Wall Street head scratching over the recent, meteoric rise and fall of ViacomCBS and Discovery shares ended Monday with some aha! news — a little known, now bankrupt hedge fund had invested heavily then was forced to sell massive blocks of stock in the two companies.
On Monday, Credit Suisse and Nomura revealed that they will incur large losses from the collapse of an unnamed client reported to be Archegos Capital Management, the family office of Bill Hwang, a former manager of Tiger Asia, after the fund defaulted on margin calls by the banks.
Family offices manage wealthy family assets and are exempt from SEC disclosure rules that require other funds and investors to report large holdings in publicly traded companies. That allowed Archegos to build up substantial positions in both media companies, driving a massive upturn in the stocks.

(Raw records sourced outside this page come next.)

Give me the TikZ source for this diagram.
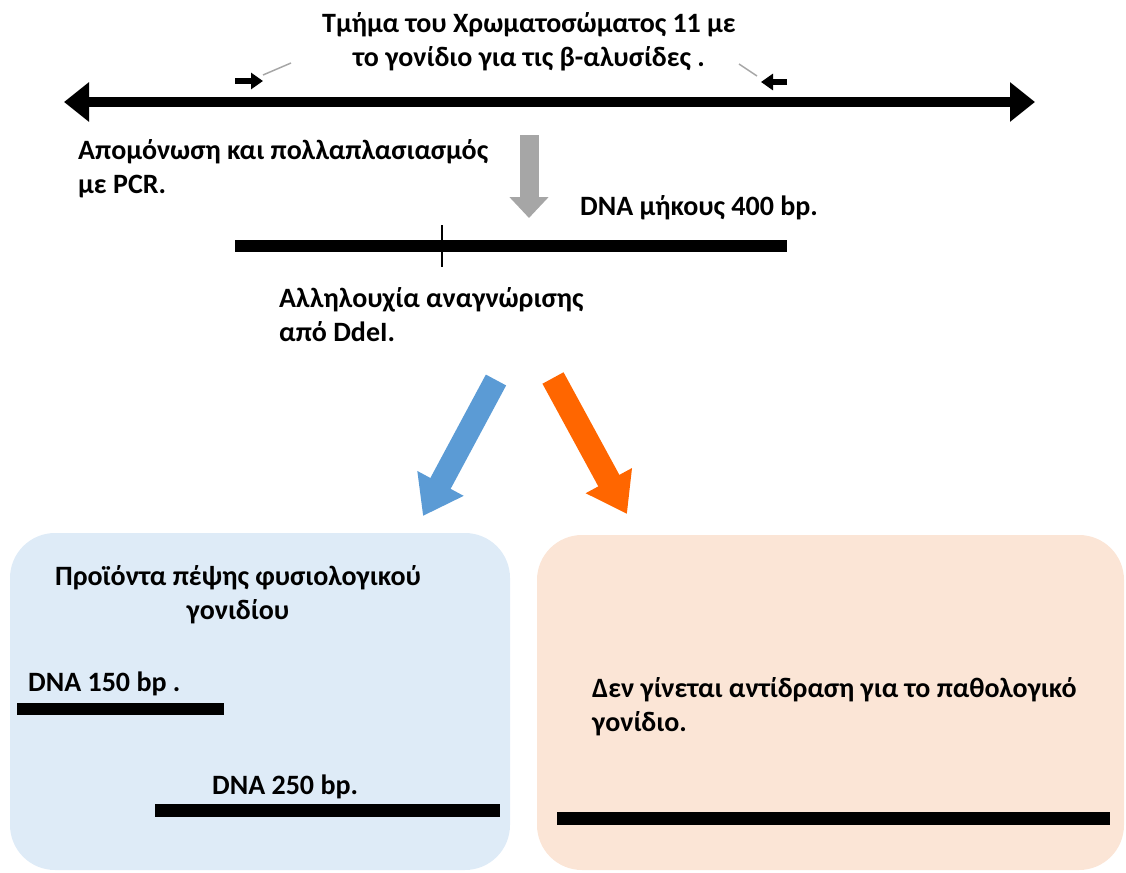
\documentclass[tikz,border=0pt]{standalone}
\usepackage{fontspec}
\setmainfont{Carlito}
\usetikzlibrary{positioning}
\usetikzlibrary{arrows,arrows.meta}
\usetikzlibrary{calc}

\definecolor{panelblue}{HTML}{DEEBF7}
\definecolor{panelorange}{HTML}{FBE5D6}
\definecolor{arrowblue}{HTML}{5B9BD5}
\definecolor{arroworange}{HTML}{FF6600}
\definecolor{arrowgrey}{HTML}{A6A6A6}

\tikzstyle{txt} = [font=\bfseries\fontsize{28}{34}\selectfont, inner sep=0pt]
\tikzstyle{panel} = [rectangle, rounded corners=45pt, draw=none]
\tikzstyle{strand} = [line width=12pt]
\tikzstyle{coord} = [coordinate]
\tikzstyle{primer} = [line width=6.5pt, -{Triangle[length=12pt,width=16pt]}]
\tikzstyle{leader} = [line width=1.5pt, draw=gray!70]

\begin{document}
\begin{tikzpicture}[x=1pt, y=-1pt]
	\useasboundingbox (0,0) rectangle (1126,872);

	\node [panel, fill=panelblue, minimum width=500pt, minimum height=337pt] (normalpanel) at (260,701.5) {};
	\node [panel, fill=panelorange, minimum width=587pt, minimum height=335pt] (mutantpanel) at (830.5,702.5) {};

	\node [txt, anchor=north, align=center] (title) at (529,12)
	{Τμήμα του Χρωματοσώματος 11 με\\το γονίδιο για τις β-αλυσίδες .};
	\node [txt, anchor=north west, align=left] (isolation) at (78,139)
	{Απομόνωση και πολλαπλασιασμός\\με PCR.};
	\node [txt, anchor=north west] (len400) at (580,195) {DNA μήκους 400 bp.};
	\node [txt, anchor=north west, align=left] (ddesite) at (279,287)
	{Αλληλουχία αναγνώρισης\\από DdeI.};
	\node [txt, anchor=north, align=center] (normaltext) at (238,565)
	{Προϊόντα πέψης φυσιολογικού\\γονιδίου};
	\node [txt, anchor=north west] (len150) at (28,672) {DNA 150 bp .};
	\node [txt, anchor=north west] (len250) at (212,775) {DNA 250 bp.};
	\node [txt, anchor=north west, align=left] (mutanttext) at (592,677)
	{Δεν γίνεται αντίδραση για το παθολογικό\\γονίδιο.};

	\node [coord] (chrL) at (64,102) {};
	\node [coord] (chrR) at (1035,102) {};
	\node [coord] (fwdA) at (235,81) {};
	\node [coord] (fwdB) at (263,81) {};
	\node [coord] (revA) at (787,82) {};
	\node [coord] (revB) at (761,82) {};
	\node [coord] (pcrA) at (529,135) {};
	\node [coord] (pcrB) at (529,218) {};
	\node [coord] (dnaL) at (235,246) {};
	\node [coord] (dnaR) at (787,246) {};
	\node [coord] (cutT) at (442,225) {};
	\node [coord] (cutB) at (442,267) {};
	\node [coord] (blueA) at (496,380) {};
	\node [coord] (blueB) at (423,516) {};
	\node [coord] (orA) at (553,378) {};
	\node [coord] (orB) at (627,514) {};
	\node [coord] (f150L) at (17,709) {};
	\node [coord] (f150R) at (224,709) {};
	\node [coord] (f250L) at (155,810) {};
	\node [coord] (f250R) at (500,810) {};
	\node [coord] (mutL) at (557,818) {};
	\node [coord] (mutR) at (1110,818) {};

	\draw [line width=10pt, {Triangle[length=25pt,width=38pt]}-{Triangle[length=25pt,width=38pt]}] (chrL) -- (chrR);
	\draw [primer] (fwdA) -- (fwdB);
	\draw [primer] (revA) -- (revB);
	\draw [leader] ($(fwdB)+(0,-6)$) -- ++(28,-12);
	\draw [leader] ($(revB)+(-22,-18)$) -- ++(18,12);
	\draw [draw=arrowgrey, line width=19pt, -{Triangle[length=21pt,width=38pt]}] (pcrA) -- (pcrB);
	\draw [strand] (dnaL) -- (dnaR);
	\draw [line width=2pt] (cutT) -- (cutB);
	\draw [draw=arrowblue, line width=23pt, -{Triangle[length=37pt,width=50pt]}] (blueA) -- (blueB);
	\draw [draw=arroworange, line width=24pt, -{Triangle[length=38pt,width=50pt]}] (orA) -- (orB);

	\draw [strand] (f150L) -- (f150R);
	\draw [strand, line width=13pt] (f250L) -- (f250R);
	\draw [strand, line width=13pt] (mutL) -- (mutR);
\end{tikzpicture}
\end{document}
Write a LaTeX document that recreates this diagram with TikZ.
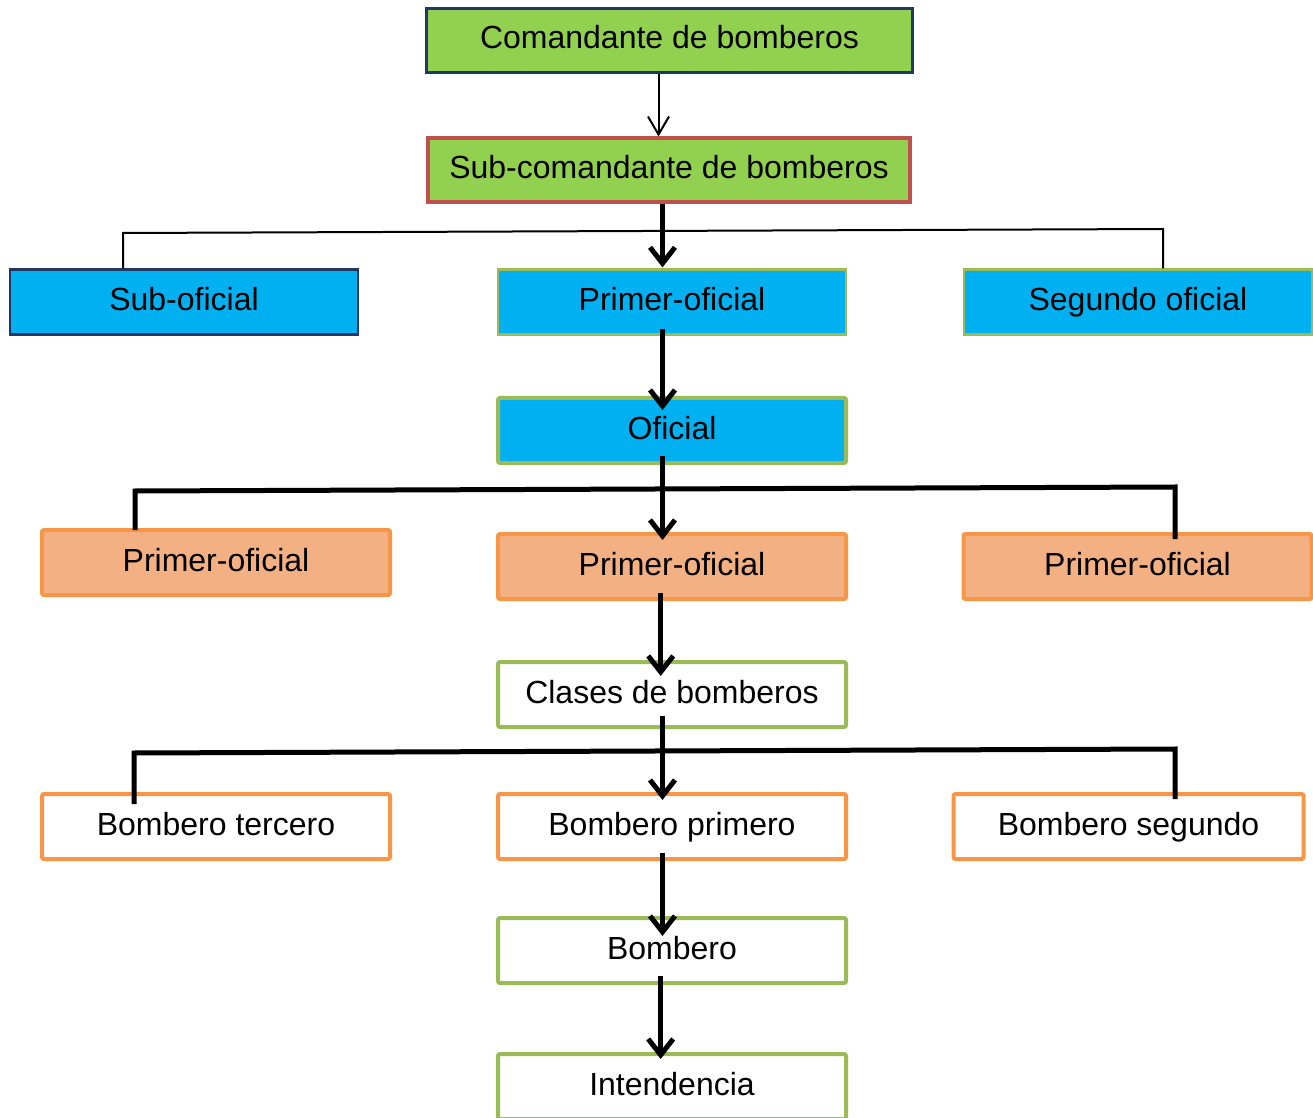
\documentclass[tikz,border=0pt]{standalone}
\usepackage{fontspec}
\setmainfont{Liberation Sans}
\usetikzlibrary{arrows.meta,calc}

\definecolor{leaf}{HTML}{92D050}
\definecolor{navy}{HTML}{1F3864}
\definecolor{brick}{HTML}{C0504D}
\definecolor{sky}{HTML}{00B0F0}
\definecolor{olive}{HTML}{9BBB59}
\definecolor{peach}{HTML}{F3B083}
\definecolor{tangerine}{HTML}{F79646}

\tikzset{
  box/.style={draw, inner sep=0pt, minimum width=174pt, minimum height=32.5pt,
    text height=12pt, text depth=3.5pt, font=\fontsize{16}{19}\selectfont},
  topbox/.style={box, fill=leaf, draw=navy, line width=1.1pt},
  subbox/.style={box, fill=leaf, draw=brick, line width=2pt},
  bluenavy/.style={box, fill=sky, draw=navy, line width=1.1pt},
  bluegreen/.style={box, fill=sky, draw=olive, line width=1.1pt},
  bluegreenb/.style={box, fill=sky, draw=olive, line width=2pt, rounded corners=1pt},
  orangebox/.style={box, fill=peach, draw=tangerine, line width=2pt, rounded corners=1pt},
  whiteorange/.style={box, fill=white, draw=tangerine, line width=2pt, rounded corners=1pt},
  whitegreen/.style={box, fill=white, draw=olive, line width=2pt, rounded corners=1pt},
  thinline/.style={draw=black, line width=1pt, line join=miter},
  thickline/.style={draw=black, line width=2.5pt, line join=miter},
  thinarrow/.style={thinline, -{Straight Barb[length=9pt, width=10.5pt]}},
  thickarrow/.style={thickline, -{Straight Barb[length=8pt, width=12.5pt]}},
}

\begin{document}
\begin{tikzpicture}[x=0.5pt, y=-0.5pt]
  \useasboundingbox (0,0) rectangle (1313,1118);
  \fill[white] (0,0) rectangle (1313,1118);
  \clip (0,0) rectangle (1313,1118);

  % boxes
  \node[topbox, minimum width=243pt, minimum height=32pt] (cmd) at (669.5,40.5) {Comandante de bomberos};
  \node[subbox, minimum width=241pt, minimum height=32pt] (sub) at (669,170.5) {Sub-comandante de bomberos};

  \node[bluenavy]  (subof) at (184,302)  {Sub-oficial};
  \node[bluegreen] (prim1) at (672,302)  {Primer-oficial};
  \node[bluegreen] (seg)   at (1138,302) {Segundo oficial};

  \node[bluegreenb] (ofi) at (672,430.5) {Oficial};

  \node[orangebox] (pol) at (216,562.5)    {Primer-oficial};
  \node[orangebox] (pom) at (672,566.5)    {Primer-oficial};
  \node[orangebox] (por) at (1137.5,566.5) {Primer-oficial};

  \node[whitegreen] (cla) at (672,694.5) {Clases de bomberos};

  \node[whiteorange] (bt) at (216,826.5)    {Bombero tercero};
  \node[whiteorange] (bp) at (672,826.5)    {Bombero primero};
  \node[whiteorange, minimum width=175pt] (bs) at (1128.5,826.5) {Bombero segundo};

  \node[whitegreen] (bom) at (672,950.5)  {Bombero};
  \node[whitegreen] (int) at (672,1086.5) {Intendencia};

  % columns of the vertical connectors
  \coordinate (xa) at (658.5,0);
  \coordinate (xb) at (662.5,0);
  \coordinate (xc) at (660.7,0);

  % branch corners
  \coordinate (t1l) at (123,233);
  \coordinate (t1r) at (1163,229);
  \coordinate (t2l) at (135,491);
  \coordinate (t2r) at (1175,487);
  \coordinate (t3l) at (134,753);
  \coordinate (t3r) at (1175,749);

  % branches
  \draw[thinline] (subof.north -| t1l) -- (t1l) -- (t1r) -- (seg.north -| t1r);
  \draw[thickline] ($(pol.north -| t2l)+(0,2)$) -- (t2l) -- (t2r) -- ($(por.north -| t2r)+(0,7)$);
  \draw[thickline] ($(bt.north -| t3l)+(0,12)$) -- (t3l) -- (t3r) -- ($(bs.north -| t3r)+(0,7)$);

  % vertical arrows
  \draw[thinarrow]  (cmd.south -| xa) -- (sub.north -| xa);
  \draw[thickarrow] (sub.south -| xb) -- ($(prim1.north -| xb)+(0,-1)$);
  \draw[thickarrow] ($(prim1.south -| xb)+(0,-7)$) -- ($(ofi.north -| xb)+(0,14)$);
  \draw[thickarrow] ($(ofi.south -| xb)+(0,-9)$) -- ($(pom.north -| xb)+(0,8)$);
  \draw[thickarrow] ($(pom.south -| xc)+(0,-8)$) -- ($(cla.north -| xc)+(0,16)$);
  \draw[thickarrow] ($(cla.south -| xb)+(0,-13)$) -- ($(bp.north -| xb)+(0,8)$);
  \draw[thickarrow] ($(bp.south -| xb)+(0,-8)$) -- ($(bom.north -| xb)+(0,20)$);
  \draw[thickarrow] ($(bom.south -| xc)+(0,-9)$) -- ($(int.north -| xc)+(0,7)$);
\end{tikzpicture}
\end{document}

The shares had momentum of their own on new streaming launches and a shift into so-called value stocks as the economy recovers. But the speed and extent of the gains — that saw ViaomCBS surge to over $100 from $14 and Discovery jump to near $80 from $30 in a matter of months – was hard to explain.
Analysts eventually began to downgrade the shares mostly on price – meaning they thought the stocks were too expensive. That triggered downward spirals in the stocks, eroded the value of Archegos’ holdings and resulted in margin calls by banks that forced more sales and pushed the shares even lower.
The downturn Friday was so dramatic that Discovery sought to reassure in a statement noting, “trading activity is not the result of insider transactions or transactions by Advance/Newhouse Programming Partnership or its affiliates,” which are investors in the company. The company also reiterated financial guidance and that it’s “pleased with the execution of its strategy, both with respect to its traditional business and the direct to consumer roll out.”
Funds that hold margin accounts with banks can borrow money against the investments in their account. A margin call is when a broker demands an investor deposit additional money or securities into the account — usually when the value of securities in the account falls. It forces an investor to either deposit more money in the account or sell some of the assets held there.
Nomura estimated its exposure to Archegos at roughly $2 billion, while Credit Suisse said its hit was “premature to quantify.” Shares in both banks plummeted by more than 10% Monday.
ViacomCBS and Discovery shares were down, respectively, by 8% and 3% in late morning trade. Stocks of Chinese Internet companies like Tencent Music and Baidu, another group of companies where Archegos held large positions, also continued to dip. Altogether, the fund is thought to have sold share worth an estimated $3 billion.
The big reveal raised more questions about risk to the financial system. It caused an uproar in a market that’s already jittery over intense volatility in select stocks earlier this year (led by GameStop and AMC Entertainment) caused by retail investors sharing advice on Reddit chat rooms and trading aggressively online via Robin Hood or other e-brokerages.
Thousands of family offices around the globe manage of $6 trillion in assets, according to CNBC, but are except from rules it the landmark 2010 Dodd-Frank Wall Street Reform and Consumer Protection Act that require most investors to disclose significant holdings in publicly traded company. Family offices fought hard and won a special carve-out if they serve a single family and don’t give investment advice. The entities are established by wealthy families to manage their wealth and provide services like tax and estate planning to members. The argument was that they tend to be conservative to preserve wealth.